_TASK TO CARRY OUT_
Beneath this line are entries. Copy the range from the line with "Generate a component" to the line with "import * as", ends included, exactly; leave pictures out.

------------------------------

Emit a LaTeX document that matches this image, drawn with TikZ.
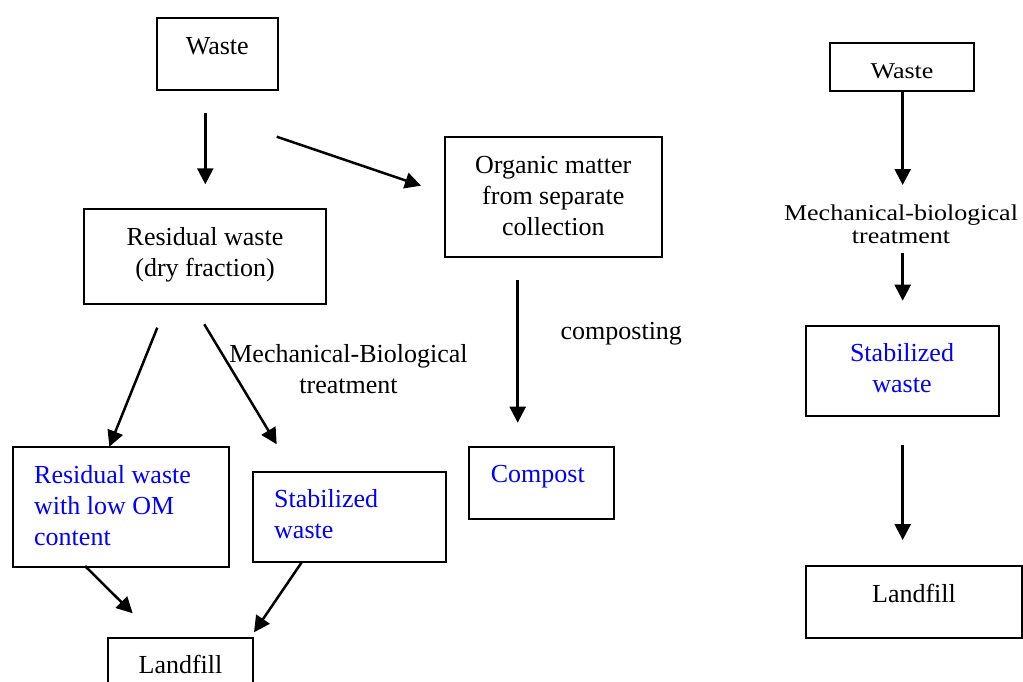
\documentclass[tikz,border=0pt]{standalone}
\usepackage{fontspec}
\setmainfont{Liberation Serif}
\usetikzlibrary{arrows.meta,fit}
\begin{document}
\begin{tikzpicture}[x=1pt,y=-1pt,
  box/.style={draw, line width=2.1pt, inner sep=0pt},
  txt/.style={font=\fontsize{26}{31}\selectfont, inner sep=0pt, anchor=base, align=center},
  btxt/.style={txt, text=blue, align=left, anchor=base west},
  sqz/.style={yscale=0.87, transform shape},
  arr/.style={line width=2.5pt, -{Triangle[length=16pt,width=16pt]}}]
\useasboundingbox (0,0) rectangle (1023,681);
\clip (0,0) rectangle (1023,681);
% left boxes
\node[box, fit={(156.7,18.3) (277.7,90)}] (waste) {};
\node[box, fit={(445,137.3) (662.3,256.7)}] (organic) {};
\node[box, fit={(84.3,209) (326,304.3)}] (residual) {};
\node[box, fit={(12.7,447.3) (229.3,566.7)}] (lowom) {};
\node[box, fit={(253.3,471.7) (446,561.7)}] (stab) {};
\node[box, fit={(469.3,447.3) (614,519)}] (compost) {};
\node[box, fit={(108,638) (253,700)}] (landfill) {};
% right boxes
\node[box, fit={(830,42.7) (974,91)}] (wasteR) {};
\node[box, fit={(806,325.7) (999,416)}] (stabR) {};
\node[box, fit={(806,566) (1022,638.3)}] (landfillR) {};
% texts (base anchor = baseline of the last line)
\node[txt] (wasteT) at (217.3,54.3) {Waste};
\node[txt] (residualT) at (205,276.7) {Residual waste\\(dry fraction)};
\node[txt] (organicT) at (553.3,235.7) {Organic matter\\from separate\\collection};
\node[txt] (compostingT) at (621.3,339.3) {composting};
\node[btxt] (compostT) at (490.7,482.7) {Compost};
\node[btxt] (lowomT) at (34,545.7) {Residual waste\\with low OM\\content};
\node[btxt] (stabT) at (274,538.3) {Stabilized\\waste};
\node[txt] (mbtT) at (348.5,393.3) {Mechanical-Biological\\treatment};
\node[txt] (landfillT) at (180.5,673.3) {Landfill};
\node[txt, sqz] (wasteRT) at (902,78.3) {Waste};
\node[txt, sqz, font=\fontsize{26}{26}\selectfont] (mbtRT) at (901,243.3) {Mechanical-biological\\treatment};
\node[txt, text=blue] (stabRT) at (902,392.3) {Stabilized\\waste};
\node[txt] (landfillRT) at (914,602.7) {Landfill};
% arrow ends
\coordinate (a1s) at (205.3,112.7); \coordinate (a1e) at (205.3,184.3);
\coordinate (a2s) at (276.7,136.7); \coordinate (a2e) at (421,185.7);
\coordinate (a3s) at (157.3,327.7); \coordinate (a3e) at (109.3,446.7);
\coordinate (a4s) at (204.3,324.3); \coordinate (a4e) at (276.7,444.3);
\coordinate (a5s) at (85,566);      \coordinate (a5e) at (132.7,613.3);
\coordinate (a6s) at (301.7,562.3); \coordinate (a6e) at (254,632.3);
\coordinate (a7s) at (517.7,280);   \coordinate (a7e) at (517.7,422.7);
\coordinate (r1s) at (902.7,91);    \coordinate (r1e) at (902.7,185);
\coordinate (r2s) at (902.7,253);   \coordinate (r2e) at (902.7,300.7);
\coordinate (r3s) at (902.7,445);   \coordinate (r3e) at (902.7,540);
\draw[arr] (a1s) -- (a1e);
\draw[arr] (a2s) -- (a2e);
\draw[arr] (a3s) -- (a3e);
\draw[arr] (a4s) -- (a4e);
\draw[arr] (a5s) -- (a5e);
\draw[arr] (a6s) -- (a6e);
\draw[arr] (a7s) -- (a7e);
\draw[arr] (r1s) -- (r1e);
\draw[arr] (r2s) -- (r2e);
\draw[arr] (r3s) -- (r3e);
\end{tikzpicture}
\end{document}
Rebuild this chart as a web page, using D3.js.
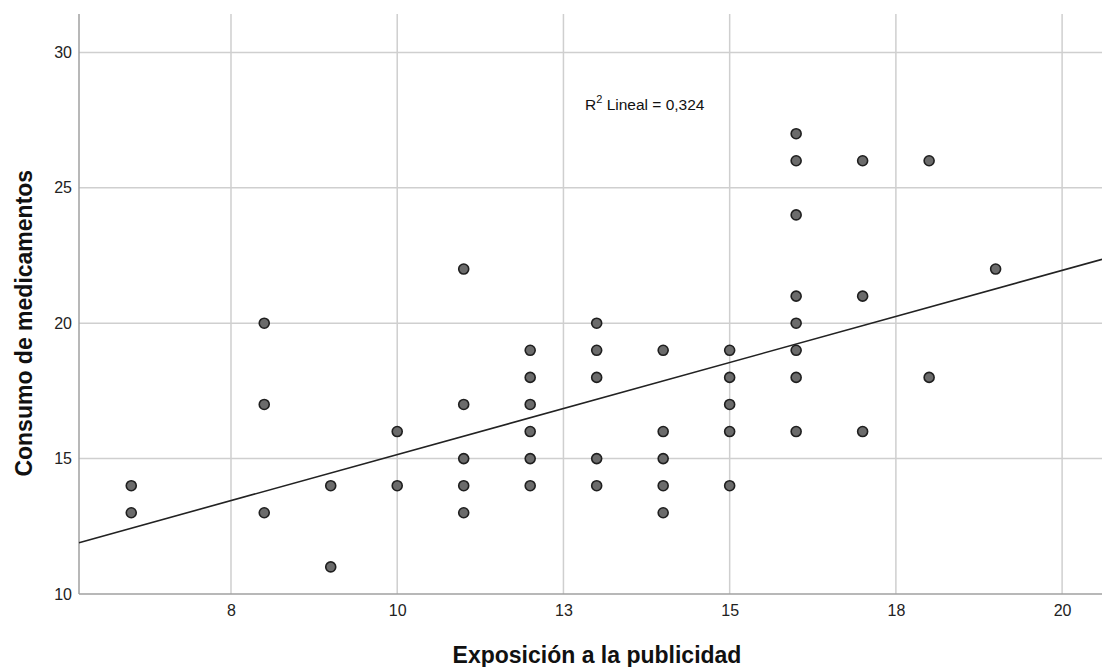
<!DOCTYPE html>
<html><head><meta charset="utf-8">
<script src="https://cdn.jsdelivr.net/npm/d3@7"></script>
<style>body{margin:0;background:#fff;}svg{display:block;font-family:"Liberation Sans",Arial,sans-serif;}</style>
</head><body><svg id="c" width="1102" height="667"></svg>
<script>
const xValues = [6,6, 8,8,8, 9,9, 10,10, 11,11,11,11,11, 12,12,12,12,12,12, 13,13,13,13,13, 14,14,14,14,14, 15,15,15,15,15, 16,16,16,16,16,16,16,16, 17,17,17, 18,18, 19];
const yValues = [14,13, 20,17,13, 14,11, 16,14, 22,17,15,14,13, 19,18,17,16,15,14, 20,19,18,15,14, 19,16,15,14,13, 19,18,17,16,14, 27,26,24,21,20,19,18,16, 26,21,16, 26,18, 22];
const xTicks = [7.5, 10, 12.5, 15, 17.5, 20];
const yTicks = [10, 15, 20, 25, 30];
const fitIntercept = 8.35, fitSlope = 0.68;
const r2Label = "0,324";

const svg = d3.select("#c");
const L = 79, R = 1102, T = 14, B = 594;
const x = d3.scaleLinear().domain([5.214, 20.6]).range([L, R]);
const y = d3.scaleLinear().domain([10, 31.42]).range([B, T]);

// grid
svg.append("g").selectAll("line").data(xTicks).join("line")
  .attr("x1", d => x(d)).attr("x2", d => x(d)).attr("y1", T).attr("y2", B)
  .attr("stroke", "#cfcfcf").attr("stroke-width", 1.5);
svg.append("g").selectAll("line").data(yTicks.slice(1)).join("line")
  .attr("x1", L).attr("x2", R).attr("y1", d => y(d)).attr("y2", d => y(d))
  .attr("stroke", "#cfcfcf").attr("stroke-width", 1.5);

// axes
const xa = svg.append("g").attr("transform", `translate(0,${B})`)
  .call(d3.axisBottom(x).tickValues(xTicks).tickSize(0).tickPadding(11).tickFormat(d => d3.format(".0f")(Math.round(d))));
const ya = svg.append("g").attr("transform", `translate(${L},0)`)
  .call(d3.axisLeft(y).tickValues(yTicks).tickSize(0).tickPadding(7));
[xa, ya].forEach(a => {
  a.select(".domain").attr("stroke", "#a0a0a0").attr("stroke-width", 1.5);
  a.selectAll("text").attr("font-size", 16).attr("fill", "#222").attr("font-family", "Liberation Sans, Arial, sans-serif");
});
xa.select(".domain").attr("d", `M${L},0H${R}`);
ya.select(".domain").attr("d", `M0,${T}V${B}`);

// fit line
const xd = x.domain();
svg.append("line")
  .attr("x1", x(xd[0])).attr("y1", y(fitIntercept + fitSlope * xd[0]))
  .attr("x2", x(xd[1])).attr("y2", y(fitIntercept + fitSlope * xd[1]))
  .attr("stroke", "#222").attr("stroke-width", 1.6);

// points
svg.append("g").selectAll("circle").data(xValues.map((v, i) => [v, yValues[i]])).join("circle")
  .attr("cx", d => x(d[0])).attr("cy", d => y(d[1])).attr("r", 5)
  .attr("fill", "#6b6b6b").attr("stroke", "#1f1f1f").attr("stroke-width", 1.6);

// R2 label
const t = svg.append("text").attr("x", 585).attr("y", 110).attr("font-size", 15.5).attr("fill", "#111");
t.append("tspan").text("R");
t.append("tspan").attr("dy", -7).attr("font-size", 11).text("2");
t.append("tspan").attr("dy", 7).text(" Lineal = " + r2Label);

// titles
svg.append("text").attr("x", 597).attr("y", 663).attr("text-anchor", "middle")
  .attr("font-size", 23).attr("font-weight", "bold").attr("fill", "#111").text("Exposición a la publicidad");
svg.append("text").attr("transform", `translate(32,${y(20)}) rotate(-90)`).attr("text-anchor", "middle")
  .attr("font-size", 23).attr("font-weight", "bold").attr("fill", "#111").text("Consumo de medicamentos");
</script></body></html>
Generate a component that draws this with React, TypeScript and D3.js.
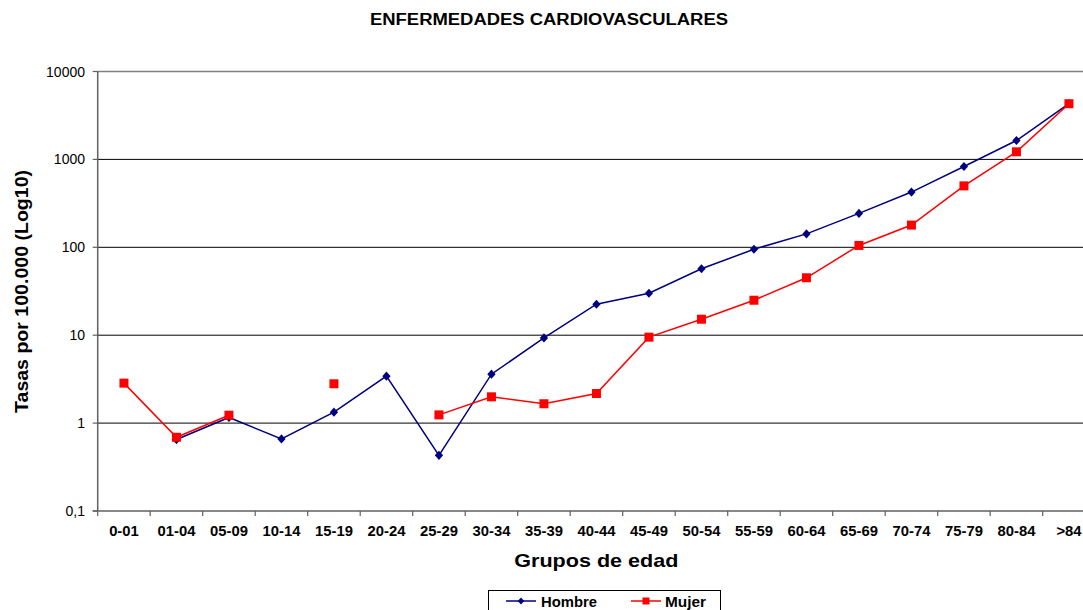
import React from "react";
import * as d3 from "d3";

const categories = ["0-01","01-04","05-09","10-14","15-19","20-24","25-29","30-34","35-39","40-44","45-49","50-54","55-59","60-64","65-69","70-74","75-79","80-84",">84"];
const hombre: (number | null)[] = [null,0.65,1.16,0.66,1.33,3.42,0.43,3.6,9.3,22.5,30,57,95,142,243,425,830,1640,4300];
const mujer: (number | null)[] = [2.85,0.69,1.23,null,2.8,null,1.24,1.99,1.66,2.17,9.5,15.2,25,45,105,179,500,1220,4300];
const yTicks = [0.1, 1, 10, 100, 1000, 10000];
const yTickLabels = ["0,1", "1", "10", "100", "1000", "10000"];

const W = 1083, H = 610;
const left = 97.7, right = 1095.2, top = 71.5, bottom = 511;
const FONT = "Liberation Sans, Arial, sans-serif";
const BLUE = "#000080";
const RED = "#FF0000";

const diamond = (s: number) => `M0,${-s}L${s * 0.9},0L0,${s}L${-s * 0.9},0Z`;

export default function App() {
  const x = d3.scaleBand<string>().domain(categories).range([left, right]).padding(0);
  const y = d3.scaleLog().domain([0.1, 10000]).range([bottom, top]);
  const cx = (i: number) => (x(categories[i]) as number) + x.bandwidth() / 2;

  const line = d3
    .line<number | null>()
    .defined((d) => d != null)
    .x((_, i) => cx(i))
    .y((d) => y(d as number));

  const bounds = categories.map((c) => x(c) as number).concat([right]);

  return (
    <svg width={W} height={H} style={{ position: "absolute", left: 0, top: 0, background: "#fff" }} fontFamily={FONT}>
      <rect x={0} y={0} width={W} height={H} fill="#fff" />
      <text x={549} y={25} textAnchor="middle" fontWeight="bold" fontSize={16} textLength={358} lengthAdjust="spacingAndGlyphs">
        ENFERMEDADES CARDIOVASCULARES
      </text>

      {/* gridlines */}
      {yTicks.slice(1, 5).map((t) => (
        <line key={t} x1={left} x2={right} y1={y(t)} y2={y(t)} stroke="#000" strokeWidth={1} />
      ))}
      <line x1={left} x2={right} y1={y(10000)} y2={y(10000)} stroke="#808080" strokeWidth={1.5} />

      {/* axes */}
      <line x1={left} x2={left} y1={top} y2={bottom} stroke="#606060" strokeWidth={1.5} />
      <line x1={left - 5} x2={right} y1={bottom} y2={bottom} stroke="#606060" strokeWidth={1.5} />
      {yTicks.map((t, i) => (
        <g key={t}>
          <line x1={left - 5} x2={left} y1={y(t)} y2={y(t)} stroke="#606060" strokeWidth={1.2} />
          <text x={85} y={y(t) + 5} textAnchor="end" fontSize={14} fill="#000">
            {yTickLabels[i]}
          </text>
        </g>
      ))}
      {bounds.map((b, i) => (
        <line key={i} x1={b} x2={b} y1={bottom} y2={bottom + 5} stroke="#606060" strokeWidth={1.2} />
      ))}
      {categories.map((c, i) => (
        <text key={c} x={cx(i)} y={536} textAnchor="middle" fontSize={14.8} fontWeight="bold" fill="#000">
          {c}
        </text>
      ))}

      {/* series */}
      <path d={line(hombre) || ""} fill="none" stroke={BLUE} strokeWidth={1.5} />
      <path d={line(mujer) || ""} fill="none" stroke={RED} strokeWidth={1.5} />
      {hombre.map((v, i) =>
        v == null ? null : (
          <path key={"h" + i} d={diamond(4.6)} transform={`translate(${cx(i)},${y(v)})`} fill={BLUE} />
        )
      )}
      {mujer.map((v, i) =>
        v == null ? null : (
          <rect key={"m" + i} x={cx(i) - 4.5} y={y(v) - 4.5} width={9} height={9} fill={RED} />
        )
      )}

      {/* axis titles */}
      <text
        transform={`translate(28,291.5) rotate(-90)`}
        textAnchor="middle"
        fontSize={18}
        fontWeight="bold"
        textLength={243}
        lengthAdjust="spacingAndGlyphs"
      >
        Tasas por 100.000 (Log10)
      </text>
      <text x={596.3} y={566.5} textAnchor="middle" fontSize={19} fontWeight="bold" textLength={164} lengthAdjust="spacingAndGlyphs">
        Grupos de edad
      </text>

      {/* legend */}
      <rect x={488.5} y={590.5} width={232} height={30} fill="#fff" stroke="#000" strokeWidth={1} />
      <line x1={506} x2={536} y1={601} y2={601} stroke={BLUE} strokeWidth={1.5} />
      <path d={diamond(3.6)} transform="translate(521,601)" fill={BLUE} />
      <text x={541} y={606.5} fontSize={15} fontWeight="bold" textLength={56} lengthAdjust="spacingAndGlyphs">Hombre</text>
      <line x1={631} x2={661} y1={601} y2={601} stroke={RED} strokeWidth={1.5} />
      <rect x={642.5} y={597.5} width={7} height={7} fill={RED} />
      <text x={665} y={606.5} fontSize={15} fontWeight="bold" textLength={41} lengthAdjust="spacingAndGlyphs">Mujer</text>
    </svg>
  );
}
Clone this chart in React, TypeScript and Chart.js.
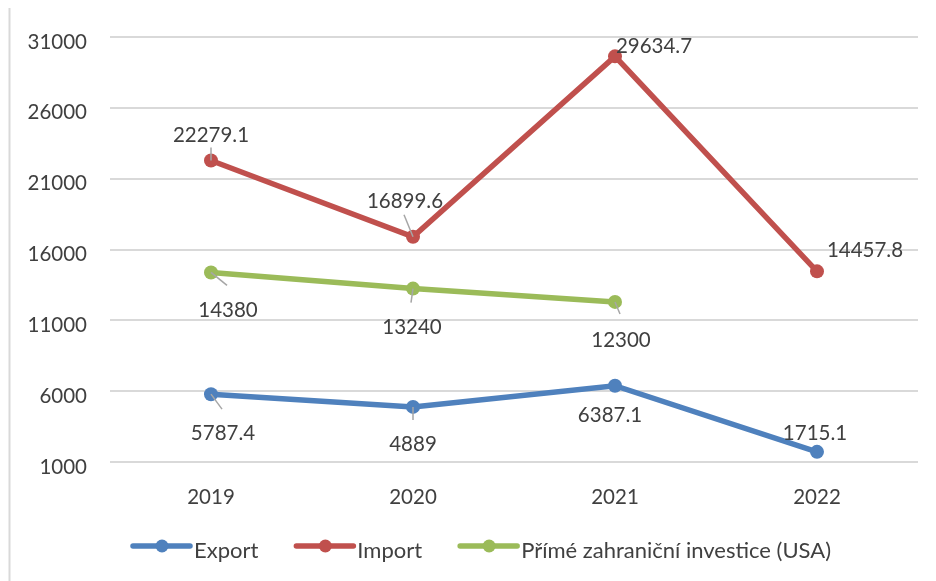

------------------------------

_THE REPLY_
Generate a component that draws this with React, TypeScript and D3.js.
import React from "react";
import * as d3 from "d3";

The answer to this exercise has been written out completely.